GOP To Push Police-State 'Security Agenda' in September

Hoping to capitalize on the recent British terror arrests, and the upcoming fifth anniversary of 9/11, the Congressional Republican leadership will push legislation on terrorism and security when Congress reconvenes after Labor Day for a five-week session. Both the House and Senate will push bills on NSA spying and on military tribunals. House leaders are preparing press conferences, speeches, and other events to attack Dems as weak on national security.

In the Senate, Majority Leader Bill Frist plans to bring at least half-a-dozen bills to the floor as part of the "security agenda." This agenda will include the Defense appropriations bill, a conference report on Homeland Security appropriations, and the Defense authorization bill. The Senate Judiciary Committee will mark up Arlen Specter's (R-Pa) NSA bill on Sept. 7. Rep. Heather Wilson's NSA bill in the House will also be pushed, according to an ACLU official, who anticipates that the GOP will try to use the 9/11 anniversary to ram police-state measures through.

House Intelligence Committee Targets Iran

The day after Iran offered comprehensive negotiations on its nuclear program and other issues, the House Intelligence Committee released a new report targeting Iran, entitled "Recognizing Iran as a Strategic Threat." According to news reports, the report was written by Frederick Fleitz, a hatchet man for John Bolton.

Committee chairman Rep. Peter Hoekstra (R-Mich), on Fox TV Aug. 23, summarized the report by saying that "this is a country that is focused on developing a nuclear weapons capability. They are linked to other terrorist groups, specifically Hezbollah and Hamas. They are tied into the anti-U.S.-Iraqi government efforts in Iraq. They have a ballistic missile capability. This is not a very good country.... We need to make sure that the American people understand this threat..., many of us believe that the American people have become complacent, that they do not fully understand the threat that we face from radical Islam."

The report, issued by the Subcommittee on Intelligence Policy, and signed by the ranking Democrat, Rep. Rush Holt (D-NJ), as well as the Republican subcommittee chairman, calls for the intelligence community to step up intelligence activities regarding Iran. There is apparently no dissenting Democratic view.

Fleitz, the report's primary author, was a 19-year CIA veteran officer, part of a hard-line group that was often at odds with the Agency's leadership, when seconded to the State Department in 2001 to work as Bolton's Special Assistant and Chief of Staff. Prior to that, he had been assigned to work as liaison to the UN Blue Helmets; when he had a falling out with the CIA in the late 1990s, Bolton was his lawyer. While working for Bolton, he was in frequent contact with Vice President Cheney's office. He cherry-picked and cooked intelligence for Bolton, working with the Office of Special Plans in the Pentagon, and was continuously at war with the State Department intelligence division (INR).

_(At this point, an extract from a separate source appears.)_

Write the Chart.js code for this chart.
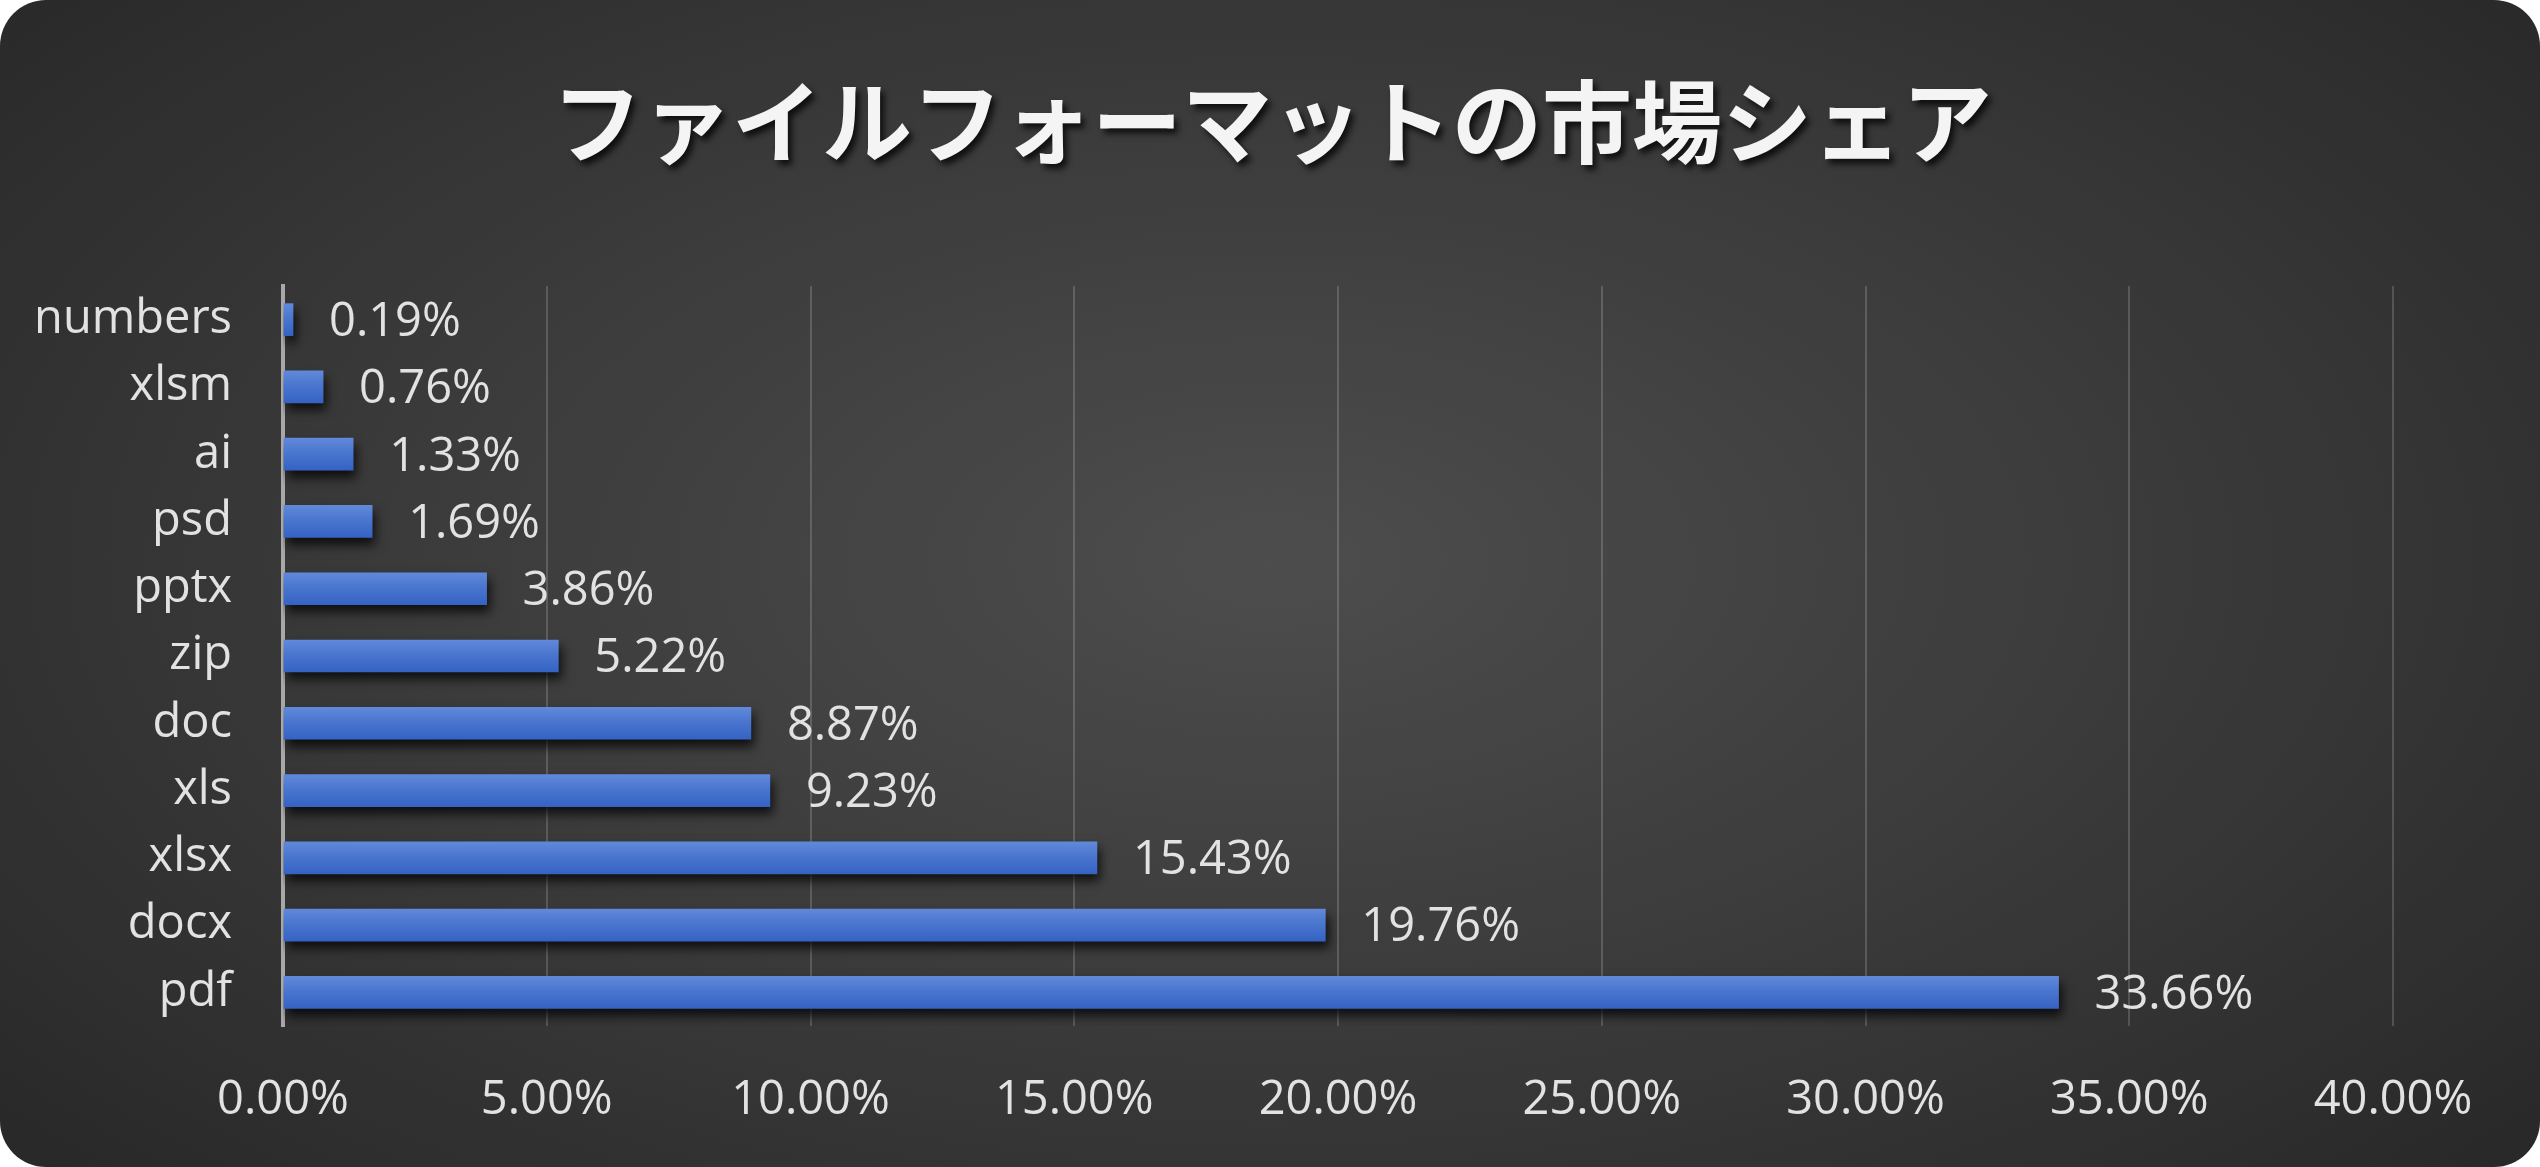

Fleitz is also regarded by a number of observers as a prime suspect in the Plame leak.

Judge Who Struck Down NSA Spying Is Herself Targeted

Federal Judge Anna Diggs Taylor, who recently declared the NSA domestic wiretap program illegal and unconstitutional, is now being targetted for an alleged conflict of interest by Judicial Watch—the same group which filed over 100 lawsuits and complaints against President Bill Clinton and his Administration. Judge Taylor is the secretary and trustee of the Community Foundation for Southeastern Michigan, which has given four grants totally $125,000 to the Michigan ACLU for education on the Bill of Rights, and projects on racial profiling and gay rights. The Executive Director of the Michigan ACLU points out that this is "a real non-issue," that judges routinely work for non-profit groups, and many have not recused themselves for much stronger connections to an organization than Taylor had.

Taylor is also being targeted by a lot of legal "experts" who allegedly agree that the NSA program is illegal, but who claim she relied too much on "rhetoric" about hereditary kings, rather than citing all their favorite legal precedents.

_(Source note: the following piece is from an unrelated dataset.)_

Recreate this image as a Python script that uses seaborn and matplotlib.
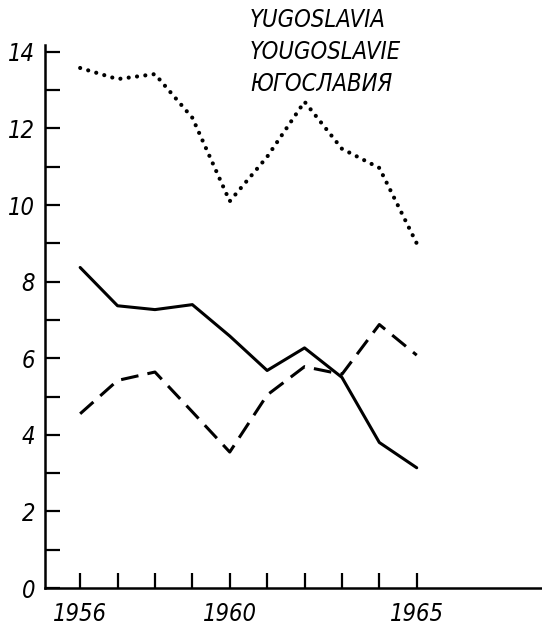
import pandas as pd
import matplotlib.pyplot as plt
import seaborn as sns

# values
years = [1956, 1957, 1958, 1959, 1960, 1961, 1962, 1963, 1964, 1965]
dotted_vals = [13.58, 13.29, 13.42, 12.28, 10.1, 11.26, 12.7, 11.47, 10.97, 9.0]
solid_vals = [8.37, 7.37, 7.27, 7.4, 6.58, 5.68, 6.27, 5.5, 3.8, 3.14]
dashed_vals = [4.55, 5.42, 5.64, 4.6, 3.55, 5.04, 5.78, 5.58, 6.88, 6.08]
title_lines = ["YUGOSLAVIA", "YOUGOSLAVIE", "ЮГОСЛАВИЯ"]
y_ticks = [0, 2, 4, 6, 8, 10, 12, 14]
x_ticks = [1956, 1960, 1965]

df = pd.DataFrame({'year': years, 'dotted': dotted_vals,
                   'solid': solid_vals, 'dashed': dashed_vals})

sns.set_style("ticks")
plt.rcParams['font.family'] = ['DejaVu Sans']
plt.rcParams['font.stretch'] = 'condensed'
plt.rcParams['text.color'] = 'black'
plt.rcParams['xtick.color'] = 'black'
plt.rcParams['ytick.color'] = 'black'

fig = plt.figure(figsize=(5.42, 6.27), dpi=100)
ax = fig.add_axes([45 / 542, 39 / 627, 497 / 542, 543 / 627])

sns.lineplot(data=df, x='year', y='dotted', ax=ax, color='black', lw=3,
             linestyle=(0, (0.01, 2.0)), dash_capstyle='round')
sns.lineplot(data=df, x='year', y='solid', ax=ax, color='black', lw=2.2)
sns.lineplot(data=df, x='year', y='dashed', ax=ax, color='black', lw=2.2,
             linestyle=(0, (5.8, 3.0)))

ax.set_xlim(1955.06, 1968.35)
ax.set_ylim(0, 14.18)
ax.set_xlabel("")
ax.set_ylabel("")

ax.set_yticks(y_ticks)
ax.set_yticks(range(0, 15), minor=True)
ax.set_xticks(x_ticks)
ax.set_xticks(years, minor=True)
ax.set_yticklabels([str(t) for t in y_ticks], fontsize=17, style='oblique',
                   stretch='condensed')
ax.set_xticklabels([str(t) for t in x_ticks], fontsize=17, style='oblique',
                   stretch='condensed')

ax.tick_params(axis='both', which='both', direction='in', length=11,
               width=1.6, color='black', labelcolor='black')
ax.tick_params(axis='y', which='major', pad=7)
ax.tick_params(axis='x', which='major', pad=10)

sns.despine(ax=ax, top=True, right=True)
for side in ['left', 'bottom']:
    ax.spines[side].set_linewidth(1.8)
    ax.spines[side].set_color('black')

for i, line in enumerate(title_lines):
    fig.text(250 / 542, 1 - (20 + i * 32) / 627, line, fontsize=17,
             style='oblique', stretch='condensed', color='black',
             ha='left', va='center')

fig.savefig("out.png", dpi=100)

Bush Administration Wants British-Style Detention Laws

On a conference-call briefing held by the ACLU Aug. 22, the organization's legislative counsel Lisa Graves reported that DHS Secretary Michael Chertoff and Attorney General Alberto Gonzales have both indicated that they are looking at a program of "preventive detention"—i.e., jailing Americans without charge—as an outgrowth of the British terror investigation.

Appearing on the Sunday talk shows on Aug. 14, Chertoff said that he'd like to bring U.S. laws more in line with British laws, because "their ability to hold people for a period of time gives them a tremendous advantage." Gonzales echoed this the next day in Chicago, when asked about Britain's 28-day detention laws.

The ACLU's Graves denounced this as what would be a fundamental violation of U.S. Constitution and Bill of Rights, saying that "one of the reasons we have a Bill of Rights was because the English, the British, the Redcoats, back then, didn't respect those very rights. It's no surprise that England has a different legal structure than we do."

McCaffrey Warns a War on Iran Is a Loser

In an Aug. 20 appearance on NBC's "Meet the Press," retired Army General Barry McCaffrey advised the Administration to stop threatening Iran militarily. "We can only lose, and we have no forces to throw at it," he said, as the Army is already being destroyed. He ridiculed the idea of achieving victory with air war. We need to have diplomacy, he argued.